Niant toute préméditation, l'accusé a répété ne pas "être allé pour tuer Julie". Lors de l'instruction, l'accusé avait reconnu s'être rendu au domicile de son ex-compagne, dont il était séparé depuis septembre 2018, et lui avoir tiré dessus, avant de se rendre aux gendarmes.
 

"Psychorigidité" et "immaturité"   

"Mes enfants, c'est ma vie", avait-il aussi affirmé devant un psychologue, avançant "une thèse accidentelle" pour expliquer la mort de Julie Douib, qu'il accusait d'"infidélité". Devant ce psychologue, il avait expliqué s'être rendu chez son ex-compagne "pour lui faire peur" et avoir "fait une grosse connerie".
"C'est épuisant de réentendre ce qu'il a fait à Julie et à ses enfants", a indiqué à l'AFP, en marge de l'audience, Lucien Douib, le père de Julie, partie civile avec sa femme, Violetta, et son fils Jordan.
Quant aux deux fils du couple, aujourd'hui âgés de 12 et 14 ans, ils n'assistent pas au procès. "Ils sont inquiets qu'un jour il sorte et qu'il les reprenne", a insisté leur grand-père: "Savoir qu'il a encore l'autorité parentale, comme il a fait appel, même si on a obtenu la délégation de l'autorité parentale, c'est dur.

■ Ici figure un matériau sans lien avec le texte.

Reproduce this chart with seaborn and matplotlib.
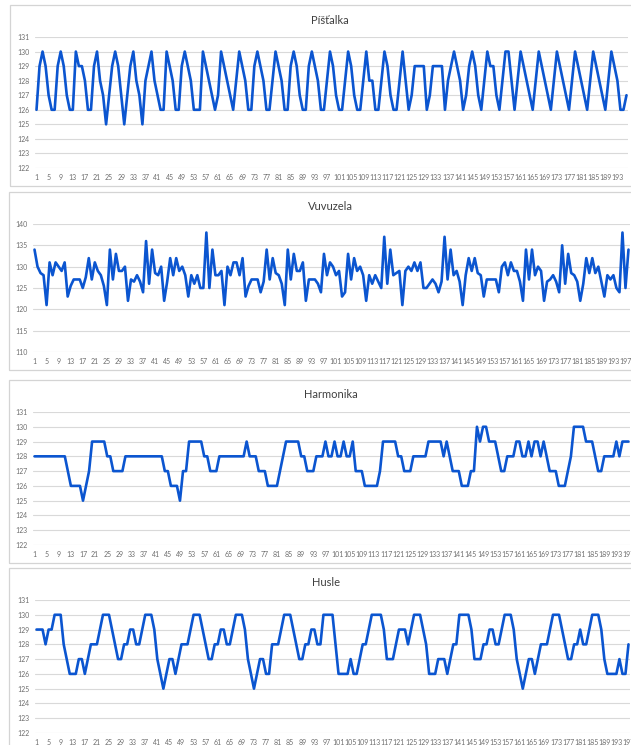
"""
Štyri čiarové grafy nameraných hodnôt (Píšťalka, Vuvuzela, Harmonika, Husle).
"""
import numpy as np
import pandas as pd
import matplotlib
matplotlib.use("Agg")
import matplotlib.pyplot as plt
import seaborn as sns
from matplotlib.patches import Rectangle


# Hodnoty odčítané z grafu
pistalka = [
    126, 129, 130, 129, 127, 126, 126, 129, 130, 129,
    127, 126, 126, 130, 129, 129, 128, 126, 126, 129,
    130, 128, 127, 125, 127, 129, 130, 129, 127, 125,
    127, 129, 130, 128, 127, 125, 128, 129, 130, 128,
    127, 126, 126, 130, 129, 128, 126, 126, 129, 130,
    129, 128, 126, 126, 126, 130, 129, 128, 127, 126,
    127, 130, 129, 128, 127, 126, 128, 130, 129, 128,
    126, 126, 129, 130, 129, 128, 126, 126, 128, 130,
    129, 128, 126, 126, 129, 130, 129, 127, 126, 126,
    129, 130, 129, 128, 126, 126, 128, 130, 129, 127,
    126, 126, 128, 130, 129, 127, 126, 126, 128, 130,
    128, 128, 126, 126, 128, 130, 129, 127, 126, 126,
    128, 130, 128, 126, 127, 129, 129, 129, 129, 126,
    127, 129, 129, 129, 129, 126, 128, 129, 130, 129,
    128, 126, 127, 129, 130, 129, 127, 126, 128, 130,
    129, 129, 127, 126, 128, 130, 130, 128, 126, 128,
    130, 129, 128, 127, 126, 128, 130, 129, 128, 127,
    126, 128, 130, 129, 128, 127, 126, 128, 130, 129,
    128, 127, 126, 128, 130, 129, 128, 127, 126, 128,
    130, 129, 128, 126, 126, 127,
]

vuvuzela = [
    134, 130, 128.5, 128, 121, 131, 128, 131, 130, 129,
    131, 123, 125.5, 127, 127, 127, 125, 127.5, 132, 127,
    131, 129, 128, 125.5, 121, 134, 127, 133, 129, 129,
    130, 122, 127, 126.5, 128, 126.5, 124, 136, 126, 134,
    128.5, 128, 130, 122, 126.5, 132, 128, 132, 129, 130,
    128, 123, 128, 126, 128, 125, 125, 138, 125, 134,
    128, 128, 129, 121, 130, 128, 131, 131, 128, 132,
    123, 125.5, 127, 127, 127, 124, 126.5, 134, 127, 132,
    128.5, 128, 126, 121, 134, 127, 133, 129, 129, 131,
    122, 127, 127, 127, 126, 124,
    133, 128, 131, 130, 128, 129, 123, 124, 133, 127,
    132, 129, 130, 128, 122, 128, 126, 128, 126.5, 125,
    137, 126, 134, 128, 128.5, 129, 121, 129, 130, 129,
    131, 129, 131, 125, 125, 126, 127, 126, 124, 126.5,
    137, 127, 134, 128, 129, 126.5, 121, 128, 132, 129,
    132, 128.5, 128, 123, 127, 127, 127, 127, 124, 130,
    131, 128, 131, 129, 129, 126.5, 122, 134, 127, 134,
    128, 130, 129, 122, 126.5, 127, 128, 126.5, 124, 135,
    126, 133, 128.5, 128, 126.5, 122, 126, 132, 128.5, 132,
    128.5, 130, 126.5, 123, 128, 127, 128, 125, 124, 138,
    125, 134,
]

harmonika = [
    128, 128, 128, 128, 128, 128, 128, 128, 128, 128,
    128, 127, 126, 126, 126, 126, 125, 126, 127, 129,
    129, 129, 129, 129, 128, 128, 127, 127, 127, 127,
    128, 128, 128, 128, 128, 128, 128, 128, 128, 128,
    128, 128, 128, 127, 127, 126, 126, 126, 125, 127,
    127, 129, 129, 129, 129, 129, 128, 128, 127, 127,
    127, 128, 128, 128, 128, 128, 128, 128, 128, 128,
    129, 128, 128, 128, 127, 127, 127, 126, 126, 126,
    126, 127, 128, 129, 129, 129, 129, 129, 128, 128,
    127, 127, 127, 128, 128, 128, 129, 128, 128, 129,
    128, 128, 129, 128, 128, 129, 127, 127, 127, 126,
    126, 126, 126, 126, 127, 129, 129, 129, 129, 129,
    128, 128, 127, 127, 127, 128, 128, 128, 128, 128,
    129, 129, 129, 129, 129, 128, 129, 128, 127, 127,
    127, 126, 126, 126, 127, 127, 130, 129, 130, 130,
    129, 129, 129, 128, 127, 127, 128, 128, 128, 129,
    129, 128, 128, 129, 128, 129, 129, 128, 129, 128,
    127, 127, 127, 126, 126, 126, 127, 128, 130, 130,
    130, 130, 129, 129, 129, 128, 127, 127, 128, 128,
    128, 128, 129, 128, 129, 129, 129,
]

husle = [
    129, 129, 129, 128, 129, 129, 130, 130, 130, 128,
    127, 126, 126, 126, 127, 127, 126, 127, 128, 128,
    128, 129, 130, 130, 130, 129, 128, 127, 127, 128,
    128, 129, 129, 128, 128, 129, 130, 130, 130, 129,
    127, 126, 125, 126, 127, 127, 126, 127, 128, 128,
    128, 129, 130, 130, 130, 129, 128, 127, 127, 128,
    128, 129, 129, 128, 128, 129, 130, 130, 130, 129,
    127, 126, 125, 126, 127, 127, 126, 126, 128, 128,
    128, 129, 130, 130, 130, 129, 128, 127, 127, 128,
    128, 129, 129, 128, 128, 130, 130, 130, 130, 128,
    126, 126, 126, 126, 127, 126, 126, 127, 128, 128,
    129, 130, 130, 130, 130, 129, 127, 127, 127, 128,
    129, 129, 129, 128, 129, 130, 130, 130, 129, 128,
    126, 126, 126, 127, 127, 127, 126, 127, 128, 128,
    130, 130, 130, 130, 129, 127, 127, 127, 128, 128,
    129, 129, 128, 128, 129, 130, 130, 130, 129, 127,
    126, 125, 126, 127, 127, 126, 127, 128, 128, 128,
    129, 130, 130, 130, 129, 128, 127, 127, 128, 128,
    129, 128, 128, 129, 130, 130, 130, 129, 127, 126,
    126, 126, 126, 127, 126, 126, 128,
]

nazvy = ['Píšťalka', 'Vuvuzela', 'Harmonika', 'Husle']
rozsahy_y = [(122, 131, 1), (110, 140, 5), (122, 131, 1), (122, 131, 1)]

MODRA = '#0b55d0'
SIVA_MRIEZKA = '#d9d9d9'
SIVA_TEXT = '#6e6e6e'
SIRKA, VYSKA = 631, 745


def configurar_estilo():
    """Nastaví štýl grafov."""
    sns.set_theme(style="white")
    plt.rcParams['font.family'] = ['Lato', 'DejaVu Sans']


def px(x0, y0, w, h):
    """Prepočet pixelov (od ľavého horného rohu) na súradnice obrázka."""
    return [x0 / SIRKA, 1 - (y0 + h) / VYSKA, w / SIRKA, h / VYSKA]


def kresli_panel(fig, hodnoty, nazov, rozsah, osi_px, titul_px, ram_px):
    """Nakreslí jeden panel s rámom, nadpisom a čiarou."""
    x0, y0, w, h = ram_px
    fig.add_artist(Rectangle((x0 / SIRKA, 1 - (y0 + h) / VYSKA), w / SIRKA, h / VYSKA,
                             transform=fig.transFigure, fill=False,
                             edgecolor='#d4d4d4', linewidth=0.9))

    ax = fig.add_axes(px(*osi_px))
    df = pd.DataFrame({'Meranie': np.arange(1, len(hodnoty) + 1), 'Hodnota': hodnoty})
    sns.lineplot(data=df, x='Meranie', y='Hodnota', ax=ax, color=MODRA, linewidth=1.9)

    y_min, y_max, krok = rozsah
    ax.set_xlim(0.5, len(hodnoty) + 0.5)
    ax.set_ylim(y_min, y_max)
    ax.set_yticks(np.arange(y_min, y_max + krok / 2, krok))
    ax.set_xticks(np.arange(1, len(hodnoty) + 1, 4))
    ax.grid(axis='y', color=SIVA_MRIEZKA, linewidth=0.8)
    ax.grid(axis='x', visible=False)
    for s in ax.spines.values():
        s.set_visible(False)
    ax.tick_params(axis='both', length=0, labelsize=5, colors=SIVA_TEXT)
    ax.tick_params(axis='x', pad=4)
    ax.tick_params(axis='y', pad=4)
    ax.set_xlabel('')
    ax.set_ylabel('')
    ax.patch.set_alpha(0)

    fig.text(titul_px[0] / SIRKA, 1 - titul_px[1] / VYSKA, nazov,
             ha='center', va='center', fontsize=8, color='#404040')
    return ax


configurar_estilo()
fig = plt.figure(figsize=(SIRKA / 100, VYSKA / 100), dpi=100)
fig.patch.set_facecolor('white')

data = [pistalka, vuvuzela, harmonika, husle]
osi = [(35, 37, 593, 131), (33, 224, 597, 128), (33, 412, 597, 133), (35, 600, 595, 133)]
tituly = [(330, 20), (330, 207), (331, 395), (326, 583)]
ramy = [(10, 5, 630, 181), (9, 192, 630, 178), (9, 380, 630, 183), (9, 568, 630, 190)]

for hodnoty, nazov, rozsah, o, t, r in zip(data, nazvy, rozsahy_y, osi, tituly, ramy):
    kresli_panel(fig, hodnoty, nazov, rozsah, o, t, r)

fig.savefig('out.png', dpi=100)
plt.close(fig)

Il est toujours présent".
"La justice a autorisé que les correspondances du père ne soient lues que si les enfants le veulent, et comme ils ne veulent plus en entendre parler et qu'ils ne veulent pas le voir, de ce côté-là on avance. Mais ils en ont marre d'être trimbalés entre les avocats, les juges, les psychiatres", a-t-il expliqué.


Vendredi, la cour a entendu plusieurs témoins de moralité cités par la défense qui ont fait valoir les qualités, notamment de père, de M. Garcia-Cruciani. Deux d'entre eux, évoquant des événements auxquels ils n'avaient pas assisté, ont été repris par la présidente: "Dans une cour d'assises, on ne se base pas sur des oui dires", a-t-elle lâché, cinglante.
Diffusés à l'audience, deux extraits vidéos ont montré l'accusé violenter sa mère, malade d'Alzheimer.
Interrogé, un psychologue a expliqué que la personnalité de Bruno Garcia-Cruciani était marquée par une "psychorigidité", "une part d'impulsivité" et de l'"immaturité" liée à "l'absence du père". Un père qui aurait été violent envers ses enfants, selon la soeur aînée de l'accusé.
30e des 146 féminicides recensés en 2019, ce meurtre avait entraîné un "Grenelle" contre les violences conjugales, en septembre 2019. 46 mesures en étaient sorties, dont le déploiement de bracelets anti-rapprochement.